Growing up Baptist, I never knew what Lent was. I had always associated Lent with the stuff you cleaned out of the dryer filter or the fuzzy stuff found in a belly button. My friends at school who were Catholic seemed to talk about eating fish more often around Lent but I could never see what fish and dryer filters had to do with one another.
As an adult I learned that Lent was the forty days leading up to Easter and people gave up something they really liked during this time. Since joining Facebook a few years ago I see lots of people sharing that they have given up chocolate or wine but the meaning and origin of Lent remained a mystery to me until recently.
Fun Fact: Did you know that Lent comes from an Old English word that means lengthen, signifying that the days are getting longer because Spring is here? In her book, Treasuring God in Our Traditions, Noel Piper says, "Traditionally Lent is a season of sober, realistic reflection on our own lives and our need for a Savior. It is a time for turning away from anything that has kept us from God and for turning or returning to him. It is a time to pray that God renew our love for him and our dependence on him."
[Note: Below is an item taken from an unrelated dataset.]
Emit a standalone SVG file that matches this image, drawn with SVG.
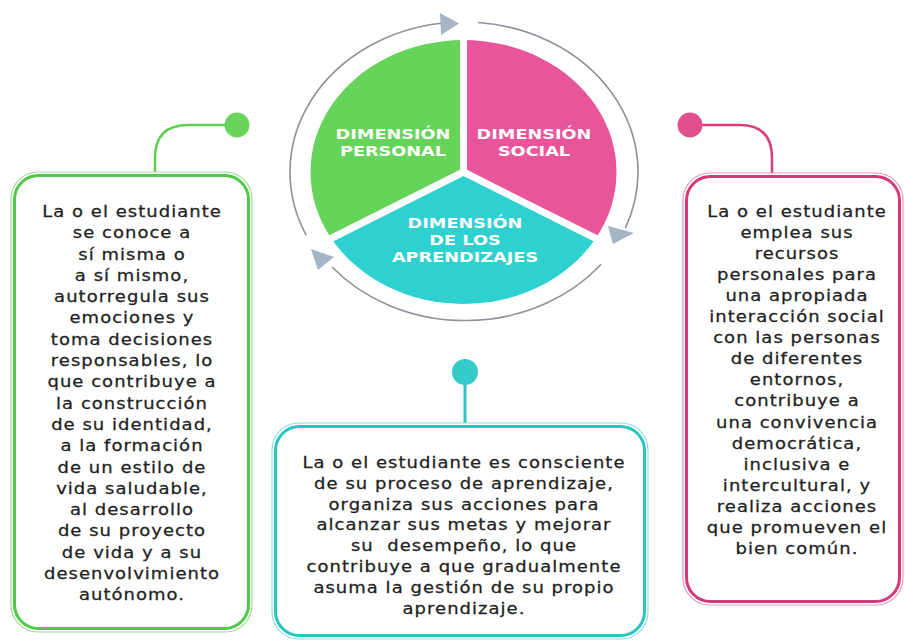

In light of this explanation, I've got to tell you, I don't think chocolate keeps me from God. I think it's a little less to do with cocoa beans and more to do with my sinful and lazy nature. When we joined a Methodist church a few years ago, Ellie came home from Sunday School and announced that for Lent, she was going to give up asking for a puppy. Very admirable but still not sure we understood the deeper point.
This year at our Ash Wednesday service, which has become one of my favorite nights of the year, our pastor, Jim Leggett, explained Lent to us this way. What do you want to trust God for over the next 40 days? What will be different 40 days from now? What is in our lives that needs to die to Christ (sinful habits, sickness, injustice)? What is dead in our lives that Christ would want to resurrect (our marriage, intimacy with God, hope)?
Hear me say that giving something up for Lent can be useful and beautiful but only if we are truly using this fast to intentionally draw closer to God. Lent is not meant to be a cultural ritual but a conduit to a Holy God. Too many Easter Sunday's have crept up on me and I find myself in a new dress and shoes but a heart that is utterly unprepared for the greatest holiday of the year.
This time of year is about setting ourselves apart from our everyday routines in order to experience the brevity of what Christ's death and resurrection mean for us personally.
Friends, let us give ourselves truly to God this Lenten season. Let us ask God to examine our hearts and give him permission to crucify or resurrect those areas of our lives as he sees fit. Then on Easter Sunday we will come worshipping together in a glorious celebration of all that God has done for us through the Cross.